Economic headwinds will pass eventually and Lightspeed will once again be the race for e-commerce darlings. The company’s consistent performance and strong growth prospects point to a strong recovery in its price. Lightspeed forecasts organic sales growth of 35-40% for fiscal 2023.
We can expect management to continue making deals to better position itself for the next bull run.
Aritzia
Aritzia (TSX:ATZ), a designer and retailer of clothing and accessories, is one of the best Canadian growth stocks to buy in July.
With a track record of successful execution, Aritzia has strong leadership and a healthy balance sheet. The brand is seeing growing awareness and has plenty of opportunities for further growth. The retailer continues its expansion in the U.S. by opening new stores. The company plans to open between eight and 10 stores in fiscal 2023, which will be mostly located in the U.S.
Growth is also driven by e-commerce. Management has for goal to increase e-commerce revenue to over 50% of its business.
In its most recent quarter, the company saw a 66% increase in revenue.

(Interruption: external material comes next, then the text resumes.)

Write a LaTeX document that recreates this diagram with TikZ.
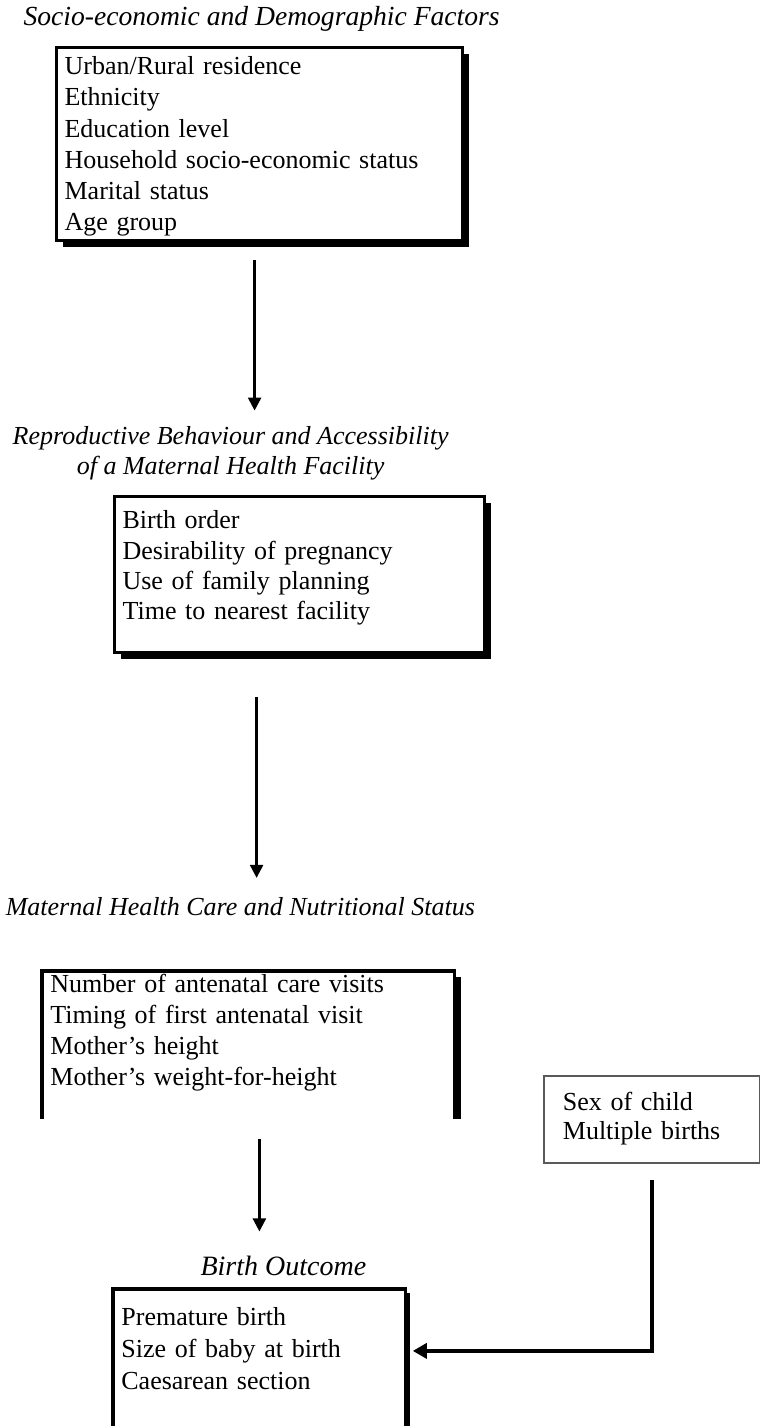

Net profit over the same period increased by 113%. U.S. revenue grew 108.8%, while e-commerce sales jumped 21.4% in the quarter.
Aritzia will report its first-quarter financial results on July 7. Shares could have a boost if the company beats estimates like this has been the case in the past quarters.
Constellation Software
Constellation Software (TSX:CSU) makes its money by acquiring relatively small niche software companies around the world. Although a recession can impact its business, most of its revenue is recurring and economically resilient. The company’s strategy of using its free cash flow for acquisitions is attractive and will allow it to continue to create value for its shareholders.

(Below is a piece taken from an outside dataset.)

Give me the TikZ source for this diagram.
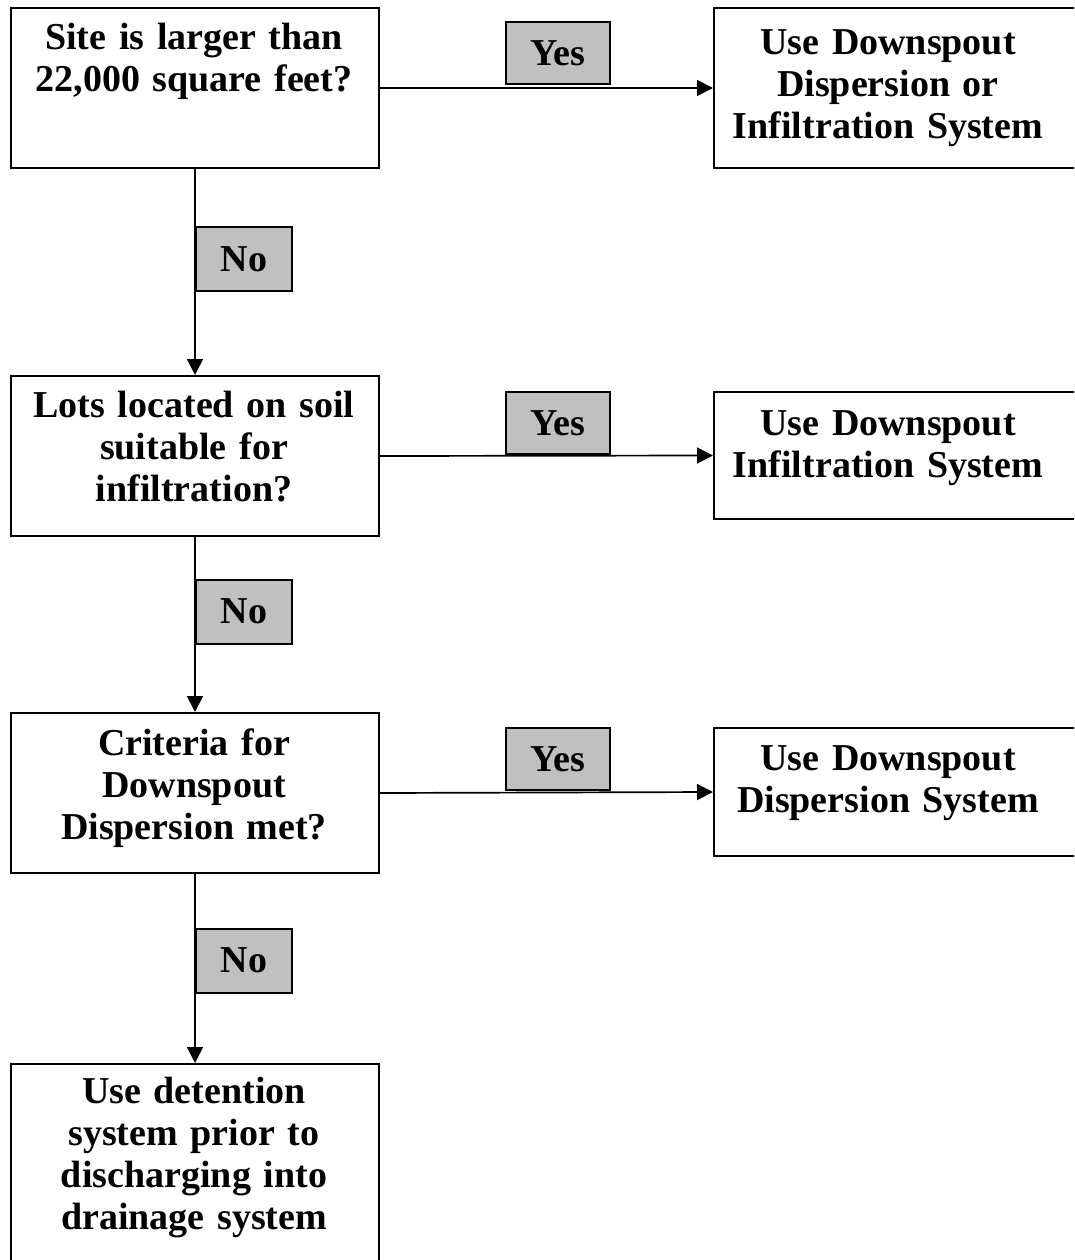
\documentclass[tikz,border=0pt]{standalone}
\usepackage{fontspec}
\setmainfont{Liberation Serif}
\usetikzlibrary{arrows.meta}
\definecolor{labgray}{HTML}{C0C0C0}
\begin{document}
\begin{tikzpicture}[x=1pt,y=-1pt,
  box/.style={draw=black,line width=2pt,fill=white,anchor=north west,inner sep=0pt},
  txt/.style={anchor=base,text width=#1,align=center,inner sep=0pt,font=\fontsize{38}{42}\selectfont\bfseries},
  lab/.style={draw=black,line width=2pt,fill=labgray,minimum width=104pt,minimum height=62pt,inner sep=0pt,font=\fontsize{38}{42}\selectfont\bfseries},
  arr/.style={line width=1.7pt,-{Triangle[length=16pt,width=16pt]}}]
\useasboundingbox (0,0) rectangle (1074,1260);
\clip (0,0) rectangle (1074,1260);
% decision boxes
\node[box,minimum width=368pt,minimum height=160pt] (q1) at (10,7) {};
\node[box,minimum width=368pt,minimum height=160pt] (q2) at (10,375) {};
\node[box,minimum width=368pt,minimum height=160pt] (q3) at (10,712) {};
\node[box,minimum width=368pt,minimum height=260pt] (q4) at (10,1063) {};
% result boxes
\node[box,minimum width=390pt,minimum height=160pt] (r1) at (713,7) {};
\node[box,minimum width=390pt,minimum height=127pt] (r2) at (713,391) {};
\node[box,minimum width=390pt,minimum height=128pt] (r3) at (713,727) {};
% texts
\node[txt=360pt] (q1t) at (194,50) {Site is larger than\\22,000 square feet?};
\node[txt=360pt] (q2t) at (194,417) {Lots located on soil\\suitable for\\infiltration?};
\node[txt=360pt] (q3t) at (194,755) {Criteria for\\Downspout\\Dispersion met?};
\node[txt=360pt] (q4t) at (194,1103) {Use detention\\system prior to\\discharging into\\drainage system};
\node[txt=350pt] (r1t) at (888,55) {Use Downspout\\Dispersion or\\Infiltration System};
\node[txt=350pt] (r2t) at (888,435) {Use Downspout\\Infiltration System};
\node[txt=350pt] (r3t) at (888,770) {Use Downspout\\Dispersion System};
% connectors
\draw[arr] (q1.east) -- (r1.west);
\draw[arr] (q2.east) -- (r2.west);
\draw[arr] (q3.east) -- (r3.west);
\draw[arr] (q1.south) -- (q2.north);
\draw[arr] (q2.south) -- (q3.north);
\draw[arr] (q3.south) -- (q4.north);
% labels
\node[lab] (y1) at (558,53.5) {Yes};
\node[lab] (y2) at (558,423) {Yes};
\node[lab] (y3) at (558,759) {Yes};
\node[lab,minimum width=96pt,minimum height=64pt] (n1) at (244,259) {No};
\node[lab,minimum width=96pt,minimum height=64pt] (n2) at (244,611.5) {No};
\node[lab,minimum width=96pt,minimum height=64pt] (n3) at (244,960.5) {No};
\end{tikzpicture}
\end{document}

Likewise, tech companies‘ valuations are rapidly declining. This means Constellation can deploy more of its excess cash flow into acquisitions at bargain prices and better long-term returns. Constellation has been one of the best-performing Canadian growth stocks over the past few decades.
The company’s earnings in the first quarter of fiscal 2022 were good. Constellation revenue increased 22% year over year to $1.43 billion. Meanwhile, the company posted a net profit of $111 million. Analysts expect this software aggregator to post even better numbers in the coming quarters. Such a promising stock is worth putting on your watch list during market downturns.